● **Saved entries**
↓

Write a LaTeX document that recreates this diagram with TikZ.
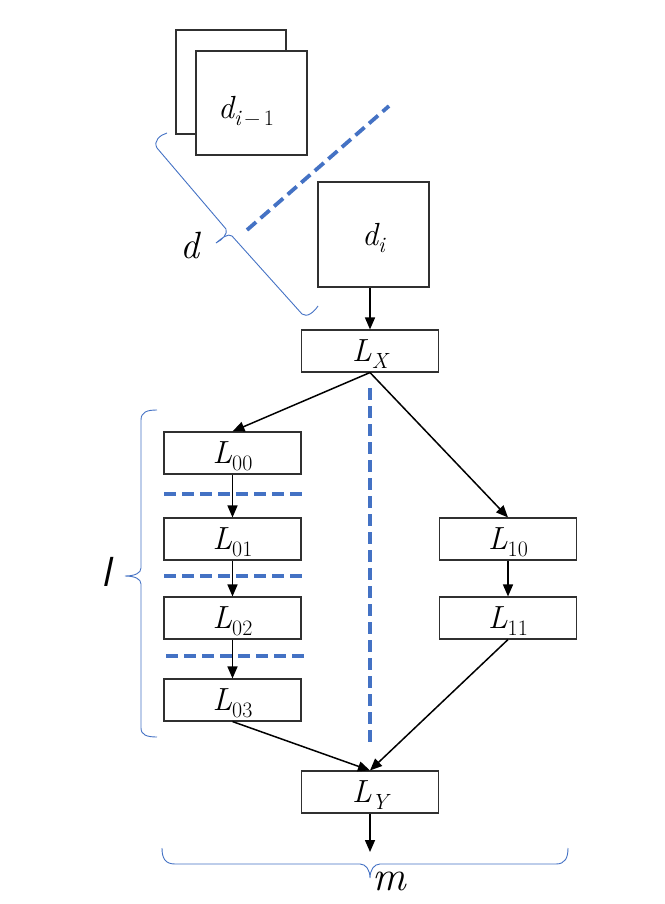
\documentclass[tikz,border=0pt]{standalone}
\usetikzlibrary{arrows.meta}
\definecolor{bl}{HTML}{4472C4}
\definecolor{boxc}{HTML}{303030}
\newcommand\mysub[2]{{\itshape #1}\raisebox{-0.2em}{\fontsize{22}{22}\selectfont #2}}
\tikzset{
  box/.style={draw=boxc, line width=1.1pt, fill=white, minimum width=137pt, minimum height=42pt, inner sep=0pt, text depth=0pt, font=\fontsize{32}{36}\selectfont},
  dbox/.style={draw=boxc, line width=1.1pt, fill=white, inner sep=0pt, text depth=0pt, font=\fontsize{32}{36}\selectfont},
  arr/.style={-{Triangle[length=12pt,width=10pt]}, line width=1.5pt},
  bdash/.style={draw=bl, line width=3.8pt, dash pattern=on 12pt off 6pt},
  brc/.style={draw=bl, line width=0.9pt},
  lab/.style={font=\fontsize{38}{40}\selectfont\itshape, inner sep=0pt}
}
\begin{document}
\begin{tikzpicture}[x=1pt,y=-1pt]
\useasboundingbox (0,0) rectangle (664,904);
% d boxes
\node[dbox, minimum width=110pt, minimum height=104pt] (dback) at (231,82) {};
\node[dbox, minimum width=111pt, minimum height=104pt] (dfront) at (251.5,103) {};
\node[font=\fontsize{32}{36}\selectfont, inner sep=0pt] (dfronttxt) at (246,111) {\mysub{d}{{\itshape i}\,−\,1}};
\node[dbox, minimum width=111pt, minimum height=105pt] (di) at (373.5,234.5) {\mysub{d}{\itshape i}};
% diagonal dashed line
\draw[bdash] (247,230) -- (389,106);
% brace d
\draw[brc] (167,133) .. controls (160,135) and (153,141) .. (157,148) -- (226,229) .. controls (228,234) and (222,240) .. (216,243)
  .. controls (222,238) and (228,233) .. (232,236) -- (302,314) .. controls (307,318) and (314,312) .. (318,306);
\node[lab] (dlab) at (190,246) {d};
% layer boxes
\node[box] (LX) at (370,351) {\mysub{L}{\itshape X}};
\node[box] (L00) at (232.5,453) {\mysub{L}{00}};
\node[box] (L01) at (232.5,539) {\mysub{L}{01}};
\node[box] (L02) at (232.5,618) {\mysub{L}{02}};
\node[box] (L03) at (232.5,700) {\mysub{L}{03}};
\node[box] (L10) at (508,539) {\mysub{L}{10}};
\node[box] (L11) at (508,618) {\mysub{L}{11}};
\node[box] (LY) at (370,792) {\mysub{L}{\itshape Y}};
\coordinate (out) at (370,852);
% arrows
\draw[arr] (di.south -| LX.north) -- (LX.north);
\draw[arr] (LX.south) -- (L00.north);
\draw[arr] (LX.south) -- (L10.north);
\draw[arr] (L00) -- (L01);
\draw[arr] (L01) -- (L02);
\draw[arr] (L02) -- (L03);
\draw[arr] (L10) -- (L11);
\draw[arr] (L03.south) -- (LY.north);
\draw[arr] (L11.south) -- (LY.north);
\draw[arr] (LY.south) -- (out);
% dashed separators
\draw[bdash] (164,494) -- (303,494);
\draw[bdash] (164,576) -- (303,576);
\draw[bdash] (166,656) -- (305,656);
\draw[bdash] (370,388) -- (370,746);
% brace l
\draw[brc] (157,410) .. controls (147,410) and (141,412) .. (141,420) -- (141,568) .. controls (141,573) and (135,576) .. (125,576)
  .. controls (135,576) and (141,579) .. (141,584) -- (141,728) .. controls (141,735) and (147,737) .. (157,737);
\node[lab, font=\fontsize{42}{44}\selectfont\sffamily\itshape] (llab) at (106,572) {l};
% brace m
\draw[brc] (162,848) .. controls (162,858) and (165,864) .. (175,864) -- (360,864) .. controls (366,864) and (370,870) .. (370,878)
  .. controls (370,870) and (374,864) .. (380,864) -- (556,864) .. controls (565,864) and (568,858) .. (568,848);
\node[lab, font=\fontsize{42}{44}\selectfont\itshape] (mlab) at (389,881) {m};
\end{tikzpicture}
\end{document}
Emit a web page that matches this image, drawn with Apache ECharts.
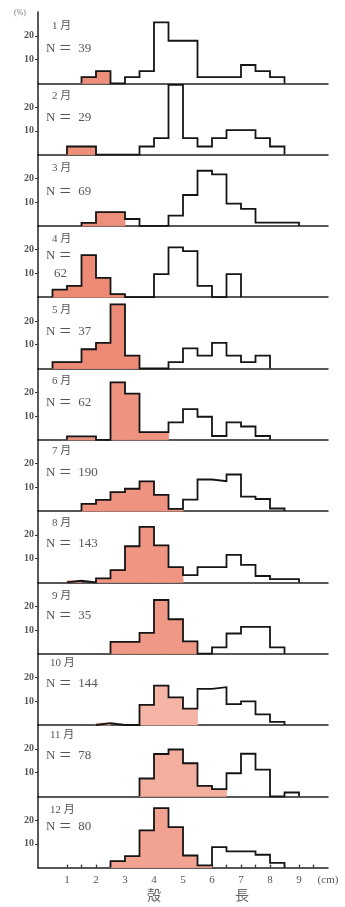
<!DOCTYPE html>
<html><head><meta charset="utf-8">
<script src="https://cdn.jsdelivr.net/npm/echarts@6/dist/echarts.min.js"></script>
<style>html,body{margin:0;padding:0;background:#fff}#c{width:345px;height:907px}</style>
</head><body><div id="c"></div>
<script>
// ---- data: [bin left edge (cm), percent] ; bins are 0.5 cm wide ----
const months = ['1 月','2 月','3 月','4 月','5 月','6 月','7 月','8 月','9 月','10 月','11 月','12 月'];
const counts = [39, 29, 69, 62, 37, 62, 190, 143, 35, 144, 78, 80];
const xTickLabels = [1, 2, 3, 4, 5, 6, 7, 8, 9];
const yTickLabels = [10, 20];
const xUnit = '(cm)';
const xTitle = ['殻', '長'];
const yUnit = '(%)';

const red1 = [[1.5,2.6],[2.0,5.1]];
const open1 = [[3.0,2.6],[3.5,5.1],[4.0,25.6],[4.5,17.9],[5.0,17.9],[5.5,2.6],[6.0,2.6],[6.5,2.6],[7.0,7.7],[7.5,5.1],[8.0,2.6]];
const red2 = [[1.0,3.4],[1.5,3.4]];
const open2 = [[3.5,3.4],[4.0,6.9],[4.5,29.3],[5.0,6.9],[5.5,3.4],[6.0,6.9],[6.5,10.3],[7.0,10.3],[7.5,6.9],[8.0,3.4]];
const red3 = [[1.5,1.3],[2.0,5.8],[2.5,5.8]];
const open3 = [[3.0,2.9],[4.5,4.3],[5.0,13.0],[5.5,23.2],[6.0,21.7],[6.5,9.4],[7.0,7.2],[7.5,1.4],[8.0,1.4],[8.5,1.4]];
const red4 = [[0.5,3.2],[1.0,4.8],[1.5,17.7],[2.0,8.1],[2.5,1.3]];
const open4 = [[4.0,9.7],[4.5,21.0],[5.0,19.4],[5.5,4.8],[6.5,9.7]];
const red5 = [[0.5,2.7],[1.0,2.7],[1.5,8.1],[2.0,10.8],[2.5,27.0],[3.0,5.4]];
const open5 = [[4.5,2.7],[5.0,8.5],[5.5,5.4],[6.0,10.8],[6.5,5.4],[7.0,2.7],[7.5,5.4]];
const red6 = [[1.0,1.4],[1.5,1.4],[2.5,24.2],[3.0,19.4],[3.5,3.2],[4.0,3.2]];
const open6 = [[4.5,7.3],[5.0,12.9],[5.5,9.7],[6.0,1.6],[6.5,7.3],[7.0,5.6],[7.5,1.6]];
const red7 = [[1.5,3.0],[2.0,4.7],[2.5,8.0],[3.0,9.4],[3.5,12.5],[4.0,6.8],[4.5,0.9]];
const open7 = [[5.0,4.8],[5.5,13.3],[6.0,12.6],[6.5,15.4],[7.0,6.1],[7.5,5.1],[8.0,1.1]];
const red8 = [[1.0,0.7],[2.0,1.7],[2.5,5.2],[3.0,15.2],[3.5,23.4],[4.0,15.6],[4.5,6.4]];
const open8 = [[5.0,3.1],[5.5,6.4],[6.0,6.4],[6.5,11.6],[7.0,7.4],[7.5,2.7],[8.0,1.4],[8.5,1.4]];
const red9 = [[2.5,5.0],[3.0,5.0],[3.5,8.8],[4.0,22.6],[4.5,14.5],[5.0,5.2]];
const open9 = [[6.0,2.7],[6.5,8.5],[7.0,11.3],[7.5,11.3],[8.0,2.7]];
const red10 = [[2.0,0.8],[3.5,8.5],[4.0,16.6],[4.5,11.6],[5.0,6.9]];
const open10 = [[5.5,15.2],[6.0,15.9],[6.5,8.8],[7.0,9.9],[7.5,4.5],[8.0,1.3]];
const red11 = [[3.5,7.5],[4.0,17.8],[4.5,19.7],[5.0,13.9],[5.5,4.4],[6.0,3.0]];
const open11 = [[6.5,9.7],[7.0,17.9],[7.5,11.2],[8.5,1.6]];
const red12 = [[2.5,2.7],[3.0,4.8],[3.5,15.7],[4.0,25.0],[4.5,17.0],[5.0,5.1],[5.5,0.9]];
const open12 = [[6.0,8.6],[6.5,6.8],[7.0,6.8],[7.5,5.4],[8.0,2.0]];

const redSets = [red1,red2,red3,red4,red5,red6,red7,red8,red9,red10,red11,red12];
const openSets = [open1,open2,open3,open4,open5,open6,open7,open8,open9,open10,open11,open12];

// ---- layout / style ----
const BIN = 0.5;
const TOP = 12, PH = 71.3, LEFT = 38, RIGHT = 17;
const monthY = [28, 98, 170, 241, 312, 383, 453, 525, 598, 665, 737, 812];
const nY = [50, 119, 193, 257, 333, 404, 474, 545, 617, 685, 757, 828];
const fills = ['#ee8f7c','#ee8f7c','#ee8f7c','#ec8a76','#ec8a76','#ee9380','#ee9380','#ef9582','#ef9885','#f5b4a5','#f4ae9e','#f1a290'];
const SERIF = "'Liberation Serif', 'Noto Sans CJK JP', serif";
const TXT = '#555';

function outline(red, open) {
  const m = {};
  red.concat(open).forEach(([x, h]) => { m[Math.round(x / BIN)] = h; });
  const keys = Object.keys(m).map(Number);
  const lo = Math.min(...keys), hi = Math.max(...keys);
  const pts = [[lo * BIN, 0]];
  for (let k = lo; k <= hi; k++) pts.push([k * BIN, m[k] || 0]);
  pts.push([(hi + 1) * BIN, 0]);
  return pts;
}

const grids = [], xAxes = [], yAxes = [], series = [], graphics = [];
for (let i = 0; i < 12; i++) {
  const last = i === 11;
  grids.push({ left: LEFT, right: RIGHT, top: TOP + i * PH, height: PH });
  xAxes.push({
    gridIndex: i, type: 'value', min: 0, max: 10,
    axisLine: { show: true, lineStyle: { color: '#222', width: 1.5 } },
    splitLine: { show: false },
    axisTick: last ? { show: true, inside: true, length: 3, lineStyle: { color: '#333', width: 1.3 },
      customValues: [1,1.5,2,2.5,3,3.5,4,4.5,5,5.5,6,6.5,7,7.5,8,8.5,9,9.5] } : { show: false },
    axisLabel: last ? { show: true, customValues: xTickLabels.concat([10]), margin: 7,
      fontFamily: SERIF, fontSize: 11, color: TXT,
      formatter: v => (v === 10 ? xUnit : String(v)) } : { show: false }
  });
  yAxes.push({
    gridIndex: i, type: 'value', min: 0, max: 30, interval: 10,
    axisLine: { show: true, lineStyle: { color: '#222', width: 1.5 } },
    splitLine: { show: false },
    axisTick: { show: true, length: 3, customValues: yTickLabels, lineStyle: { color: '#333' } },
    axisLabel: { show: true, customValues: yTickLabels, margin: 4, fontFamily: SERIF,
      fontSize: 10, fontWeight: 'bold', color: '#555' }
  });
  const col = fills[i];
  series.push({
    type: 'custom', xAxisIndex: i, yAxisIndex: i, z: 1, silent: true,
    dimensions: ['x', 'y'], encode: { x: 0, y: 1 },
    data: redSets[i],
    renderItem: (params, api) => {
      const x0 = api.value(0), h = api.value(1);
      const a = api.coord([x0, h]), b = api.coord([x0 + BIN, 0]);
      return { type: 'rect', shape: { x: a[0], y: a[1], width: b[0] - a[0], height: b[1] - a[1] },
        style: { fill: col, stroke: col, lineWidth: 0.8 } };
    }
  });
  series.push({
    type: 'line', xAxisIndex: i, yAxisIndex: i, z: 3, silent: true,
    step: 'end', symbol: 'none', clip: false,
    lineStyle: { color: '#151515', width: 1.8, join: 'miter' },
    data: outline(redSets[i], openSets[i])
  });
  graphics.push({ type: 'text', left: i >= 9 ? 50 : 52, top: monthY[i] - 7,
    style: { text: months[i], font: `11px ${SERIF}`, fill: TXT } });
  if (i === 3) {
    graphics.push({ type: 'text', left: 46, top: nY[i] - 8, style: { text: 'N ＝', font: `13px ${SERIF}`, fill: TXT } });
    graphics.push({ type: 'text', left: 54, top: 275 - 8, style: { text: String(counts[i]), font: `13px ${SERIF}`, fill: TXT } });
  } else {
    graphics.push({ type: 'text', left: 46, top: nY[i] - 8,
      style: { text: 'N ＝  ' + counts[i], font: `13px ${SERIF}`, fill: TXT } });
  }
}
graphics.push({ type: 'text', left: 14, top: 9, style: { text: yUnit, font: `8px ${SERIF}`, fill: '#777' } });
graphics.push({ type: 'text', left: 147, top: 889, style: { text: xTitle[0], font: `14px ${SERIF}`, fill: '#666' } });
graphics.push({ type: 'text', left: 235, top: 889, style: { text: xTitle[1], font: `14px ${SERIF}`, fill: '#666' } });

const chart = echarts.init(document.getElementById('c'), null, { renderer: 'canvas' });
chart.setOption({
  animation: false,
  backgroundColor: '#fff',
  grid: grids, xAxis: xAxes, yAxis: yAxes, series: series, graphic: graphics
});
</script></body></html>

↑

● **DIRECTIONS FOR THIS TASK**
Repeat, word for word, the lines of the material above from the one holding "Emit a web page" through the one holding "const yUnit = '(%)';". Leave out pictures.

● **WRITTEN ANSWER**
Emit a web page that matches this image, drawn with Apache ECharts.
<!DOCTYPE html>
<html><head><meta charset="utf-8">
<script src="https://cdn.jsdelivr.net/npm/echarts@6/dist/echarts.min.js"></script>
<style>html,body{margin:0;padding:0;background:#fff}#c{width:345px;height:907px}</style>
</head><body><div id="c"></div>
<script>
// ---- data: [bin left edge (cm), percent] ; bins are 0.5 cm wide ----
const months = ['1 月','2 月','3 月','4 月','5 月','6 月','7 月','8 月','9 月','10 月','11 月','12 月'];
const counts = [39, 29, 69, 62, 37, 62, 190, 143, 35, 144, 78, 80];
const xTickLabels = [1, 2, 3, 4, 5, 6, 7, 8, 9];
const yTickLabels = [10, 20];
const xUnit = '(cm)';
const xTitle = ['殻', '長'];
const yUnit = '(%)';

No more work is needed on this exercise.